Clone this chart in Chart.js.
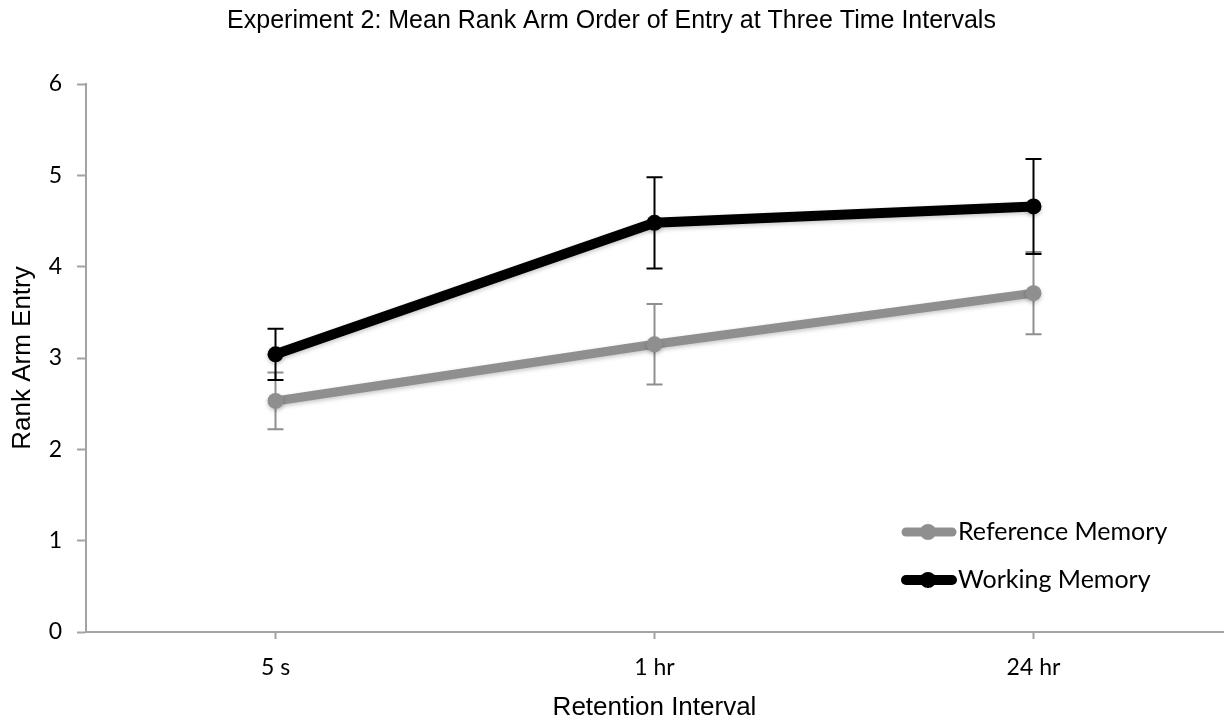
<!DOCTYPE html>
<html>
<head>
<meta charset="utf-8">
<script src="https://cdn.jsdelivr.net/npm/chart.js@4.4.1/dist/chart.umd.min.js"></script>
<style>
  html, body { margin: 0; padding: 0; background: #fff; }
  #wrap { width: 1224px; height: 723px; }
</style>
</head>
<body>
<div id="wrap"><canvas id="chart" width="1224" height="723"></canvas></div>
<script>
const intervals = ["5 s", "1 hr", "24 hr"];
const referenceMean = [2.53, 3.15, 3.71];
const referenceErr = [0.31, 0.44, 0.45];
const workingMean = [3.04, 4.48, 4.66];
const workingErr = [0.28, 0.50, 0.52];

const GREY = "#8f8f8f";
const AXIS = "#a3a3a3";
const TICK_FONT = "Lato";

// error bars drawn behind the lines, using the chart's own scales
const errorBars = {
  id: "errorBars",
  beforeDatasetsDraw(chart) {
    const ctx = chart.ctx;
    const x = chart.scales.x;
    const y = chart.scales.y;
    chart.data.datasets.forEach(ds => {
      ctx.save();
      ctx.strokeStyle = ds.errColor;
      ctx.lineWidth = 2;
      ds.data.forEach((v, i) => {
        const px = x.getPixelForValue(i);
        const top = y.getPixelForValue(v + ds.err[i]);
        const bot = y.getPixelForValue(v - ds.err[i]);
        ctx.beginPath();
        ctx.moveTo(px, top); ctx.lineTo(px, bot);
        ctx.moveTo(px - 8, top); ctx.lineTo(px + 8, top);
        ctx.moveTo(px - 8, bot); ctx.lineTo(px + 8, bot);
        ctx.stroke();
      });
      ctx.restore();
    });
  },
  beforeDatasetDraw(chart) {
    const ctx = chart.ctx;
    ctx.save();
    ctx.shadowColor = "rgba(0,0,0,0.22)";
    ctx.shadowBlur = 4;
    ctx.shadowOffsetY = 2;
  },
  afterDatasetDraw(chart) {
    chart.ctx.restore();
  }
};

// legend in the lower right of the plot, like the original
const cornerLegend = {
  id: "cornerLegend",
  afterDraw(chart) {
    const ctx = chart.ctx;
    const rows = [532, 580];
    ctx.save();
    ctx.font = "25px " + TICK_FONT;
    ctx.textBaseline = "middle";
    chart.data.datasets.forEach((ds, i) => {
      const yy = rows[i];
      ctx.strokeStyle = ds.borderColor;
      ctx.lineWidth = ds.borderWidth;
      ctx.lineCap = "round";
      ctx.beginPath();
      ctx.moveTo(906, yy); ctx.lineTo(952, yy);
      ctx.stroke();
      ctx.fillStyle = ds.borderColor;
      ctx.beginPath();
      ctx.arc(928, yy, 8, 0, Math.PI * 2);
      ctx.fill();
      ctx.fillStyle = "#000";
      ctx.fillText(ds.label, 958, yy);
    });
    ctx.restore();
  }
};

new Chart(document.getElementById("chart"), {
  type: "line",
  data: {
    labels: intervals,
    datasets: [
      {
        label: "Reference Memory",
        data: referenceMean,
        err: referenceErr,
        errColor: GREY,
        borderColor: GREY,
        backgroundColor: GREY,
        borderWidth: 9,
        pointRadius: 8,
        pointBorderWidth: 0,
        pointHoverRadius: 8,
        tension: 0
      },
      {
        label: "Working Memory",
        data: workingMean,
        err: workingErr,
        errColor: "#000",
        borderColor: "#000",
        backgroundColor: "#000",
        borderWidth: 10,
        pointRadius: 8,
        pointBorderWidth: 0,
        pointHoverRadius: 8,
        tension: 0
      }
    ]
  },
  options: {
    responsive: false,
    animation: false,
    layout: { autoPadding: false, padding: { top: 0, right: 1, left: 0, bottom: 0 } },
    plugins: {
      legend: { display: false },
      tooltip: { enabled: false },
      title: {
        display: true,
        text: "Experiment 2: Mean Rank Arm Order of Entry at Three Time Intervals",
        color: "#000",
        font: { family: "Liberation Sans", size: 25, weight: "normal", lineHeight: 1.2 },
        padding: { top: 6, bottom: 48 }
      }
    },
    scales: {
      x: {
        offset: true,
        grid: { display: true, drawOnChartArea: false, offset: false, tickLength: 7, tickColor: AXIS, tickWidth: 2 },
        border: { color: AXIS, width: 2 },
        ticks: { color: "#000", font: { family: TICK_FONT, size: 23 }, padding: 15 },
        title: {
          display: true,
          text: "Retention Interval",
          color: "#000",
          font: { family: "Liberation Sans", size: 26 },
          padding: { top: 4, bottom: 0 }
        },
        afterFit(scale) {
          scale.height = 91;
        }
      },
      y: {
        min: 0,
        max: 6,
        ticks: { stepSize: 1, color: "#000", font: { family: TICK_FONT, size: 23 }, padding: 15 },
        grid: { display: true, drawOnChartArea: false, tickLength: 9, tickColor: AXIS, tickWidth: 2 },
        border: { color: AXIS, width: 2 },
        title: {
          display: true,
          text: "Rank Arm Entry",
          color: "#000",
          font: { family: "Liberation Sans", size: 26 },
          padding: { top: 7, bottom: 4 }
        },
        afterFit(scale) {
          scale.width = 86;
        }
      }
    }
  },
  plugins: [errorBars, cornerLegend]
});
</script>
</body>
</html>
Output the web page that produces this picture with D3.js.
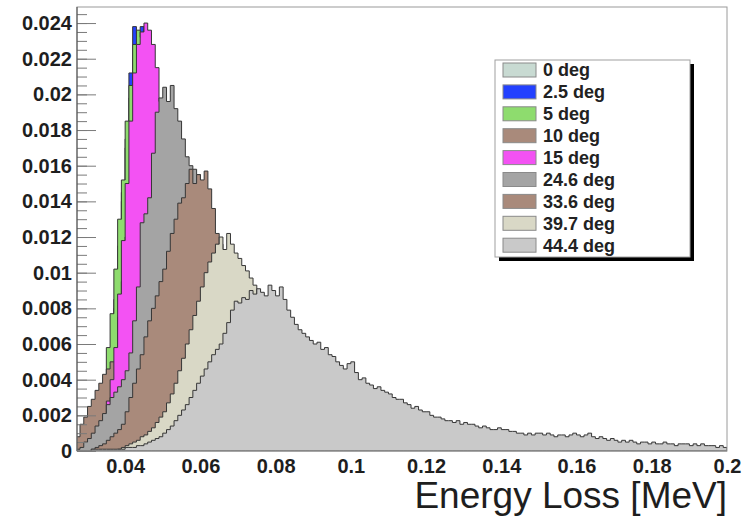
<!DOCTYPE html>
<html>
<head>
<meta charset="utf-8">
<script src="https://cdn.jsdelivr.net/npm/d3@7"></script>
<style>
   body { margin: 0; background: #fff; }
   svg { display: block; font-family: "Liberation Sans", Arial, sans-serif; }
   .axis .tick text { font-weight: bold; font-size: 20px; fill: #1e1e1e; }
   .legend text { font-weight: bold; font-size: 18px; fill: #222; }
   .xtitle { font-size: 37px; fill: #1e1e1e; }
</style>
</head>
<body>
<div id="chart"></div>
<script>
const width = 751;
const height = 521;

// histogram binning (MeV)
const binWidth = 0.001;

const labels = ["0 deg", "2.5 deg", "5 deg", "10 deg", "15 deg", "24.6 deg", "33.6 deg", "39.7 deg", "44.4 deg"];

// each histogram: first bin low edge + bin contents
const h0Start = 0.030;
const h0 = [.0002,.0004,.0007,.0012,.002,.0032,.005,.008,.011,.014,.017,.0198,.022,.0228,.0225,.0218,.0208,.0192,.017,.0146,
   .012,.0097,.0075,.0057,.0042,.003,.0021,.0014,.0009,.0006,.0004,.0002];

const h2_5Start = 0.030;
const h2_5 = [.0003,.0005,.0009,.0014,.0022,.0035,.0055,.0085,.0115,.0145,.0175,.0212,.0238,.0234,.0238,.0225,.0212,.0195,.0172,.0148,
   .0122,.0098,.0076,.0058,.0043,.0031,.0022,.0015,.001,.0007,.0004,.0002];

const h5Start = 0.029;
const h5 = [.0001,.0003,.0005,.0009,.0015,.0028,.0058,.0077,.0102,.013,.0152,.0185,.0205,.0228,.0236,.0232,.0236,.0228,.021,.0185,
   .016,.013,.0105,.008,.006,.0045,.0033,.0024,.0017,.0012,.0008,.0005,.0003,.0002];

const h10Start = 0.027;
const h10 = [.0008,.0015,.0019,.0025,.0029,.0034,.0038,.0043,.0046,.005,.005,.0075,.0095,.012,.014,.016,.017,.0175,.017,.0165,
   .0155,.014,.012,.01,.008,.006,.0045,.0032,.0022,.0015,.001,.0007,.0005,.0003];

const h15Start = 0.030;
const h15 = [.0001,.0002,.0004,.0007,.0012,.0028,.004,.0058,.0088,.0118,.015,.0185,.0212,.0228,.0235,.024,.0236,.0228,.0215,.0196,
   .0175,.0152,.0128,.0104,.0082,.0063,.0047,.0035,.0025,.0018,.0012,.0008,.0005,.0003,.0002,.0001];

const h24_6Start = 0.027;
const h24_6 = [.0001,.0002,.0005,.0007,.001,.0014,.0017,.0021,.0026,.003,.0033,.0036,.004,.0045,.0055,.0073,.0092,.0128,.0133,.0142,
   .0167,.019,.0198,.0204,.0196,.0205,.0192,.0185,.0175,.0165,.016,.0158,.0155,.0148,.014,.0132,.012,.0108,.0096,.0085,
   .0074,.0064,.0055,.0046,.0038,.0031,.0025,.002,.0016,.0012,.0009,.0007,.0005,.0004,.0003,.0002,.0001];

const h33_6Start = 0.031;
const h33_6 = [.0001,.0002,.0003,.0004,.0006,.0008,.001,.0012,.0015,.0022,.003,.0038,.0046,.0054,.0064,.0073,.008,.0087,.0095,.0102,
   .0112,.0122,.013,.0139,.0142,.015,.0158,.015,.0155,.0152,.0157,.0147,.0136,.0122,.0116,.011,.0102,.0094,.0086,.0078,
   .0071,.0064,.0057,.005,.0044,.0038,.0033,.0028,.0024,.002,.0016,.0013,.001,.0008,.0006,.0005,.0004,.0003,.0002,.0001];

const h39_7Start = 0.038;
const h39_7 = [.0001,.0002,.0003,.0004,.0005,.0006,.0008,.0009,.0011,.0013,.0016,.0019,.0022,.0027,.0032,.0038,.0045,.0052,.006,.0068,
   .0076,.0084,.0092,.01,.0106,.0111,.0116,.012,.0113,.0122,.0116,.0111,.0108,.0104,.0101,.0097,.0093,.0087,.0081,.0075,
   .0069,.0063,.0057,.0051,.0046,.0041,.0036,.0031,.0027,.0023,.0019,.0016,.0013,.0011,.0009,.0007,.0006,.0005,.0004,.0003,
   .0002,.0002,.0001];

const h44_4Start = 0.031;
const h44_4 = [.0001,.0001,.0001,.0001,.0001,.0001,.0001,.0001,.0001,
   .0002,.0002,.0002,.0003,.0003,.0004,.0005,.0006,.0007,.0008,
   .001,.0012,.0014,.0017,.002,.0023,.0026,.003,.0034,.0038,
   .0042,.0046,.005,.0054,.0057,.006,.0066,.0072,.0079,.0084,
   .0083,.0086,.0085,.009,.0088,.0091,.0089,.0087,.0093,.009,
   .0087,.0092,.0085,.0079,.0075,.0071,.0068,.0066,.0064,.0062,
   .006,.0061,.0057,.0058,.0054,.0053,.005,.0048,.0046,.0049,
   .005,.0044,.004,.0041,.0038,.0037,.0035,.0036,.0034,.0033,
   .0032,.003,.0029,.0029,.0027,.0026,.0024,.0025,.0023,.0022,
   .0022,.002,.0019,.0019,.0018,.0017,.0017,.0016,.0017,.0015,
   .0016,.0015,.0015,.0014,.0013,.0014,.0013,.0012,.0012,.0013,
   .0012,.0012,.0011,.0011,.001,.001,.0009,.001,.0009,.001,
   .001,.0009,.001,.0009,.0008,.0009,.0009,.0008,.0009,.001,
   .0009,.0008,.0009,.001,.0008,.0007,.0008,.0007,.0006,.0007,
   .0006,.0005,.0006,.0005,.0006,.0005,.0004,.0005,.0005,.0004,
   .0005,.0004,.0004,.0005,.0004,.0004,.0003,.0004,.0004,.0004,
   .0003,.0004,.0003,.0004,.0003,.0003,.0003,.0002,.0003,.0002];

const starts = [h0Start, h2_5Start, h5Start, h10Start, h15Start, h24_6Start, h33_6Start, h39_7Start, h44_4Start];
const contents = [h0, h2_5, h5, h10, h15, h24_6, h33_6, h39_7, h44_4];

const xTicks = [0.04, 0.06, 0.08, 0.1, 0.12, 0.14, 0.16, 0.18, 0.2];
const yTicks = [0, 0.002, 0.004, 0.006, 0.008, 0.01, 0.012, 0.014, 0.016, 0.018, 0.02, 0.022, 0.024];

const xDomain = [0.0272, 0.2];
const yMax = 0.0249;

const fillColors = ["#c8dad2", "#2341ff", "#8edc6e", "#a98a7b", "#f352f3", "#a4a4a4", "#a98a7b", "#d9d8c6", "#c9c9c9"];

const plot = { left: 77, right: 727, top: 7, bottom: 451 };

const svg = d3.select("#chart").append("svg")
   .attr("width", width)
   .attr("height", height);

svg.append("rect")
   .attr("width", width).attr("height", height)
   .attr("fill", "#fff");

const x = d3.scaleLinear().domain(xDomain).range([plot.left, plot.right]);
const y = d3.scaleLinear().domain([0, yMax]).range([plot.bottom, plot.top]);

svg.append("clipPath").attr("id", "plotclip")
   .append("rect")
   .attr("x", plot.left).attr("y", plot.top)
   .attr("width", plot.right - plot.left).attr("height", plot.bottom - plot.top);

const area = d3.area()
   .curve(d3.curveStepAfter)
   .x(d => x(d[0]))
   .y0(y(0))
   .y1(d => y(d[1]));

const hists = svg.append("g").attr("clip-path", "url(#plotclip)");

// drawn in legend order, later histograms on top
contents.forEach((vals, k) => {
   const pts = vals.map((v, i) => [starts[k] + i * binWidth, v]);
   pts.push([starts[k] + vals.length * binWidth, vals[vals.length - 1]]);
   hists.append("path")
      .datum(pts)
      .attr("d", area)
      .attr("fill", fillColors[k])
      .attr("stroke", "#363636")
      .attr("stroke-width", 1);
});

// frame
svg.append("rect")
   .attr("x", plot.left).attr("y", plot.top)
   .attr("width", plot.right - plot.left).attr("height", plot.bottom - plot.top)
   .attr("fill", "none")
   .attr("stroke", "#9a9a9a");

// y axis, ticks pointing into the frame
const yMinor = svg.append("g")
   .attr("transform", `translate(${plot.left},0)`)
   .call(d3.axisLeft(y).tickValues(d3.range(0, 0.0246, 0.0005)).tickSize(-10).tickFormat(""));
yMinor.select(".domain").remove();
yMinor.selectAll("line").attr("stroke", "#7a7a7a");

const yAxis = svg.append("g")
   .attr("class", "axis")
   .attr("transform", `translate(${plot.left},0)`)
   .call(d3.axisLeft(y).tickValues(yTicks).tickSize(-19).tickPadding(5).tickFormat(d => d));
yAxis.select(".domain").remove();
yAxis.selectAll("line").attr("stroke", "#7a7a7a");

svg.append("line")
   .attr("x1", plot.left).attr("x2", plot.left)
   .attr("y1", plot.top).attr("y2", plot.bottom)
   .attr("stroke", "#4a4a4a");

const xAxis = svg.append("g")
   .attr("class", "axis")
   .attr("transform", `translate(0,${plot.bottom})`)
   .call(d3.axisBottom(x).tickValues(xTicks).tickSize(0).tickPadding(8).tickFormat(d => d));
xAxis.select(".domain").remove();

svg.append("line")
   .attr("x1", plot.left).attr("x2", plot.right)
   .attr("y1", plot.bottom).attr("y2", plot.bottom)
   .attr("stroke", "#808080");

svg.append("text")
   .attr("class", "xtitle")
   .attr("x", plot.right)
   .attr("y", 508)
   .style("text-anchor", "end")
   .text("Energy Loss [MeV]");

// legend
const legend = svg.append("g").attr("class", "legend");
const lx = 495, ly = 60, lw = 195, lh = 197;
const rowStep = 21.9;

legend.append("rect")
   .attr("x", lx + 4).attr("y", ly + 4)
   .attr("width", lw).attr("height", lh)
   .attr("fill", "#000");
legend.append("rect")
   .attr("x", lx).attr("y", ly)
   .attr("width", lw).attr("height", lh)
   .attr("fill", "#fff")
   .attr("stroke", "#a0a0a0");

labels.forEach((lab, i) => {
   const cy = ly + 10 + i * rowStep;
   legend.append("rect")
      .attr("x", lx + 8).attr("y", cy - 7)
      .attr("width", 33).attr("height", 14)
      .attr("fill", fillColors[i])
      .attr("stroke", "#8a8a8a");
   legend.append("text")
      .attr("x", lx + 48).attr("y", cy)
      .attr("dy", "0.36em")
      .text(lab);
});
</script>
</body>
</html>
==============================
▶ Work to be completed
Gather each line in the data that holds the string "this".

▶ Exercise output
Clone this chart in Chart.js.
Output the web page that produces this picture with D3.js.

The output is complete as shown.